9.38am and I have no idea where the past hour has gone!  Mornings always seem to pass quickly for me - don't ask me why.  The past 68 minutes has been spent making breakfast for my gorgeous husband - Eggs Benedict.  Yum.  I also put on another load of washing, and sent a few emails. El and I also had a brief discussion about how to tell our 5 year old daughter that the Dr's don't have any medicine to make Mummy better.  Terminal cancer is a concept that Emily won't understand - but I think death is.  The anniversary of Samantha was a year ago this past Thursday (03rd June) so she's had some exposure to loss - but to have to sit down with my beautiful princess and tell her that Mummy isn't going to be around to watch her grow up is something that not only breaks my heart, but shatters it entirely.  Is it too early in the morning to have something stronger than tea??

12.56pm.  A cup of tea and a gossip with one of my best friends has taken up the past couple of hours, and it's been lovely.  We filled her in on the details of our wonderful holiday in Disneyland and San Diego, and delighted her with photos and trinkets.  She's been my best friend for the past 7 years.....she's more like a sister than a best friend.  We had plans to go on a cruise around the Mediterranean when we were old and had blue rinse hair.  We were going to pester the cabana boys and wear inappropriate gold sparkly shoes while taking tango lessons on the Lido deck.   We were going to drink expensive cocktails out of fancy glasses, and wear huge black sunglasses as if we were famous actresses eluding the paparazzi.  I hope she still goes on the cruise, and has the time of her life - because that's what it's all about.  She will have enough fun for the both of us, and live life to the fullest for me.

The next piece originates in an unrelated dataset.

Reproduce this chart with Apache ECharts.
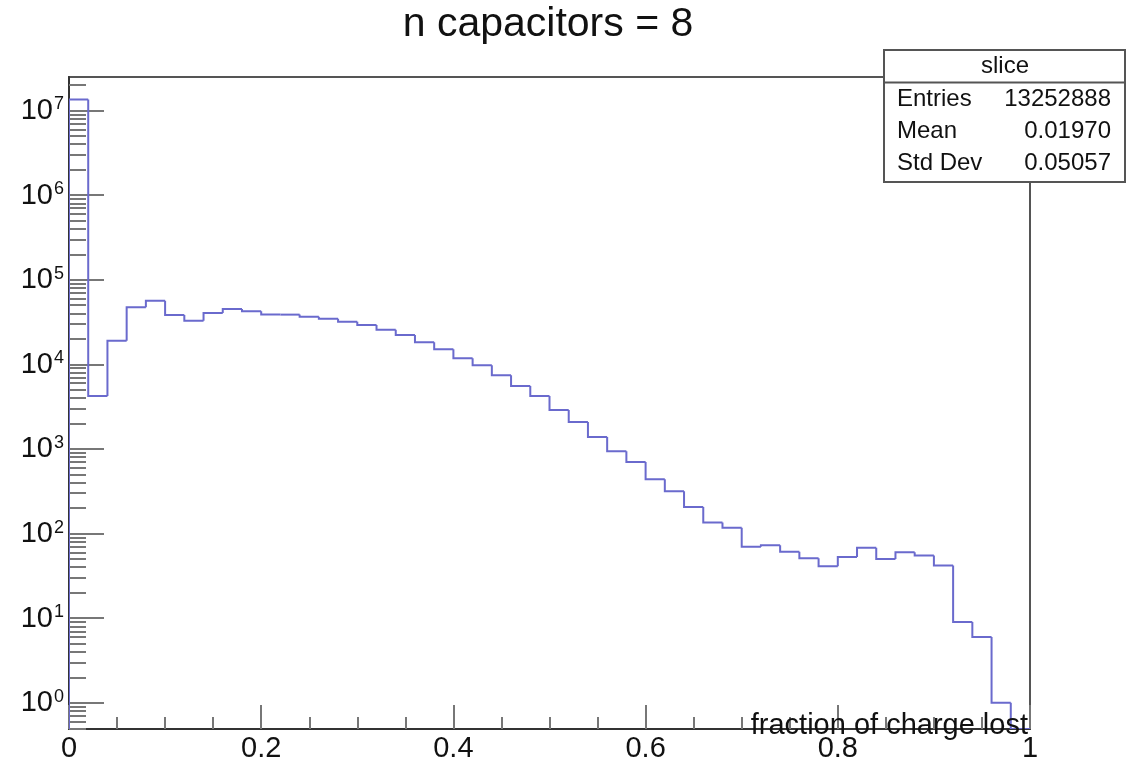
<!DOCTYPE html>
<html>
<head>
<meta charset="utf-8">
<script src="https://cdn.jsdelivr.net/npm/echarts@6/dist/echarts.min.js"></script>
<style>
html,body{margin:0;padding:0;background:#fff;}
#chart{width:1133px;height:763px;}
</style>
</head>
<body>
<div id="chart"></div>
<script>
// ---- data ----
const titleText = 'n capacitors = 8';
const xAxisTitle = 'fraction of charge lost';
const xRange = [0, 1];
const nBins = 50;
const counts = [
  13500000, 4230, 19000, 47200, 56600, 38300, 32800, 40400, 45000, 42300,
  38700, 38700, 36600, 34700, 31900, 29100, 25700, 22200, 18300, 15100,
  11800, 9770, 7430, 5560, 4230, 2880, 2080, 1380, 942, 703,
  438, 316, 206, 135, 117, 70, 73, 61, 51, 41,
  53, 68, 50, 60, 55, 42, 9, 6, 1, 0
];
const xTicks = [0, 0.2, 0.4, 0.6, 0.8, 1];
const yMajorTicks = [1, 10, 100, 1000, 10000, 100000, 1000000, 10000000];
const yMinorMantissas = [2, 3, 4, 5, 6, 7, 8, 9];
const yRange = [0.49, 24900000];
const statsTitle = 'slice';
const statsLabels = ['Entries', 'Mean', 'Std Dev'];
const statsValues = ['13252888', '0.01970', '0.05057'];

// ---- derived ----
const binWidth = (xRange[1] - xRange[0]) / nBins;
const yMinorTicks = [];
for (let e = -1; e <= 7; e++) {
  for (const m of yMinorMantissas) {
    const v = m * Math.pow(10, e);
    if (v >= yRange[0] && v <= yRange[1]) yMinorTicks.push(v);
  }
}
const histData = counts.map((c, i) => [i, c]);

const chart = echarts.init(document.getElementById('chart'), null, {renderer: 'canvas'});
const LINE_COLOR = '#6a6acd';
const AX = '#555';
const TK = '#777';
const FONT = 'Liberation Sans, Arial, sans-serif';

const option = {
  animation: false,
  backgroundColor: '#fff',
  grid: {left: 69, right: 103, top: 77, bottom: 33, show: true, borderColor: AX, borderWidth: 2, backgroundColor: 'transparent'},
  xAxis: {
    type: 'value', min: xRange[0], max: xRange[1], interval: 0.2,
    axisLine: {show: true, onZero: false, lineStyle: {color: '#333', width: 2}},
    axisTick: {show: true, inside: true, length: 24, lineStyle: {color: TK, width: 2}},
    minorTick: {show: true, splitNumber: 4, length: 12, lineStyle: {color: TK, width: 2}},
    splitLine: {show: false},
    axisLabel: {fontSize: 29, color: '#111', margin: 5, fontFamily: FONT,
      formatter: v => String(+v.toFixed(2))}
  },
  yAxis: [
    {
      type: 'log', logBase: 10, min: yRange[0], max: yRange[1],
      axisLine: {show: true, lineStyle: {color: '#333', width: 2}},
      axisTick: {show: true, inside: true, length: 35, lineStyle: {color: TK, width: 2}, customValues: yMajorTicks},
      splitLine: {show: false},
      axisLabel: {
        customValues: yMajorTicks, margin: 5, color: '#111', fontFamily: FONT,
        formatter: v => '{b|10}{s|' + Math.round(Math.log10(v)) + '}',
        rich: {
          b: {fontSize: 29, color: '#111', fontFamily: FONT, lineHeight: 30, verticalAlign: 'bottom'},
          s: {fontSize: 18, color: '#111', fontFamily: FONT, lineHeight: 30, verticalAlign: 'top', padding: [0, 0, 0, 1]}
        }
      }
    },
    {
      type: 'log', logBase: 10, min: yRange[0], max: yRange[1], position: 'left',
      axisLine: {show: false},
      axisTick: {show: true, inside: true, length: 17, lineStyle: {color: TK, width: 2}, customValues: yMinorTicks},
      splitLine: {show: false},
      axisLabel: {show: false}
    }
  ],
  series: [{
    type: 'custom',
    xAxisIndex: 0, yAxisIndex: 0,
    clip: true,
    data: histData,
    encode: {x: 0, y: 1},
    renderItem: function (params, api) {
      const i = api.value(0);
      const v = counts[i] > yRange[0] ? counts[i] : yRange[0];
      const pv = i === 0 ? yRange[0] : (counts[i - 1] > yRange[0] ? counts[i - 1] : yRange[0]);
      const lo = xRange[0] + i * binWidth;
      const hi = lo + binWidth;
      const pts = [api.coord([lo, pv]), api.coord([lo, v]), api.coord([hi, v])];
      if (i === counts.length - 1) pts.push(api.coord([hi, yRange[0]]));
      return {
        type: 'polyline',
        shape: {points: pts},
        style: {stroke: LINE_COLOR, lineWidth: 2, fill: null, lineJoin: 'miter'},
        z2: 10
      };
    }
  }],
  graphic: [
    {type: 'text', x: 548, y: 25, z: 100, style: {text: titleText, fontSize: 41, fontFamily: FONT, fill: '#111', align: 'center', verticalAlign: 'middle'}},
    {type: 'text', x: 1028, y: 726, z: 100, style: {text: xAxisTitle, fontSize: 29, fontFamily: FONT, fill: '#111', align: 'right', verticalAlign: 'middle'}},
    {type: 'rect', z: 100, shape: {x: 884, y: 50, width: 241, height: 132}, style: {fill: '#fff', stroke: AX, lineWidth: 2}},
    {type: 'line', z: 101, shape: {x1: 884, y1: 82.5, x2: 1125, y2: 82.5}, style: {stroke: AX, lineWidth: 2}},
    {type: 'text', z: 102, x: 1005, y: 66, style: {text: statsTitle, fontSize: 24, fontFamily: FONT, fill: '#111', align: 'center', verticalAlign: 'middle'}},
    ...statsLabels.map((t, k) => ({type: 'text', z: 102, x: 897, y: 99 + k * 32, style: {text: t, fontSize: 24, fontFamily: FONT, fill: '#111', align: 'left', verticalAlign: 'middle'}})),
    ...statsValues.map((t, k) => ({type: 'text', z: 102, x: 1111, y: 99 + k * 32, style: {text: t, fontSize: 24, fontFamily: FONT, fill: '#111', align: 'right', verticalAlign: 'middle'}}))
  ]
};
chart.setOption(option);
</script>
</body>
</html>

5.40pm and I'm a bit knackered.  I've spent the afternoon drinking tea with my BFF from work who had her beautiful baby boy (Jacob Sullivan - welcome little man x) last week.  What a treasure.  Such a teeny tiny bundle of love and sunshine.  I looked at the peacefully sleeping face of the son of my dear friend, and silently apologised for the things I am going to miss out on - things I would have been right there at the side of his mother for.  I would have bought him new shoes when he took his first steps, and read Dr Seuss to him in a silly voice.  I would have rocked him to sleep in my arms while babysitting him - despite strict instructions from his Mum to let him settle in his cot.  I would have taken a million photos of him, and sung him a million lullabies.  I would have watched him grow into a boy, and then into a man - and as his Mum's BFF I would have offered her my hand to hold while she guided him on this journey.  But instead of doing these things I will look over him a different way.  I will be a guardian angel to him, and a guiding light to her.

10.32pm.  It has rained for most of the day, and as I sit here drinking a cup of tea I can hear it gently tapping at the window and on the roof.  It's been a long day.  Emily had an early night, a side effect from the time difference between here and LA.  I lay with her while she fell asleep, and nestled my face in her hair in an effort to commit the smell of her strawberry locks to memory.  I lay there and prayed to any and every God who could hear me to be frozen in this moment in time, resting peacefully with my perfect princess.  I prayed that in years to come she will have some memory of me.  I prayed that she will forgive me for not being here for her when she needs me in the years to come.  I prayed that she will know in her heart how much I love and cherish her.  And I prayed that she grows up knowing and accepting that what my life lacked in length, it made up for in substance.

And after such a day, I think I need another cup of tea.